Is a binomial a sum of Bernoulli random variables? I know that, if $X_1,\ldots,X_n\sim \text{Ber}(p)$ are independent, then $X_1+\ldots+X_n\sim\text{Bin}(n,p)$. 
My question is: if $X\sim \text{Bin}(n,p)$, is it true that there exist independent random variables $X_1,\ldots,X_n\sim\text{Ber}(p)$ such that $X(\omega)=X_1(\omega)+\ldots+X_n(\omega)$ for all $\omega\,$?
EDIT: I would like an analytic proof of this fact (if it is true).
 A: In general, no. As @Did pointed out, we can construct a $\operatorname{Bin}(n,p)$ random variable on a probability space with $n+1$ elements. Consider $\Omega = \{0,1,2\}$ with \begin{align}\mathbb P(\{0\})&=(1-p)^2\\\mathbb P(\{1\})&= 2p(1-p)\\ \mathbb P(\{2\})&=p^2 \end{align}
and $X(\omega)=\omega$. If $X=X_1+X_2$ where $X_1, X_2$ take values in $\{0,1\}$ then from
\begin{align}
0 &= X(0) = X_1(0) + X_2(0)\\
2 &= X(2) = X_1(2) + X_2(2)
\end{align}
we see that $X_1(0)=X_2(0)=0$ and $X_1(2)=X_2(2)=1$. It is clear that $X_1$ and $X_2$ cannot be independent.

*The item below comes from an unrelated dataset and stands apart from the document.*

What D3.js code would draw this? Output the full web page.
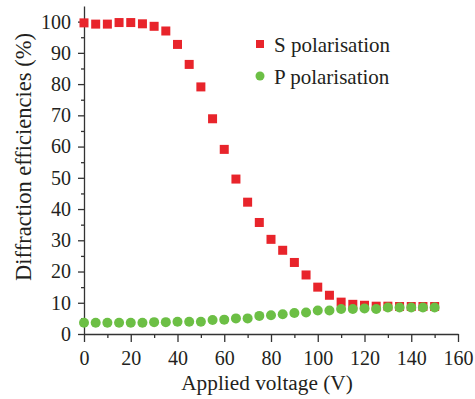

An example where the answer is "yes" is given by the $\Omega = \{H,T\}^n$ (i.e. the outcomes are $n$ tosses of a coin), $$\mathbb P(\{\omega\}) = p^j (1-p)^{n-j},\; \omega\in\Omega$$ where $j$ is the number of "heads" in $\omega$, and $X$ again the number of "heads" in $\omega$. For $\omega = (\omega_1,\ldots,\omega_n)$, define $X_j$ by $X_j(\omega) = \mathsf 1_{\omega_j=1}$. It follows from the binomial theorem that $$\mathbb P(X_j=1) = p = 1 - \mathbb P(X_j=0),\; j=1,2,\ldots,n, $$
and by construction, $$X=\sum_{j=1}^n X_j$$ with the $X_j$ independent.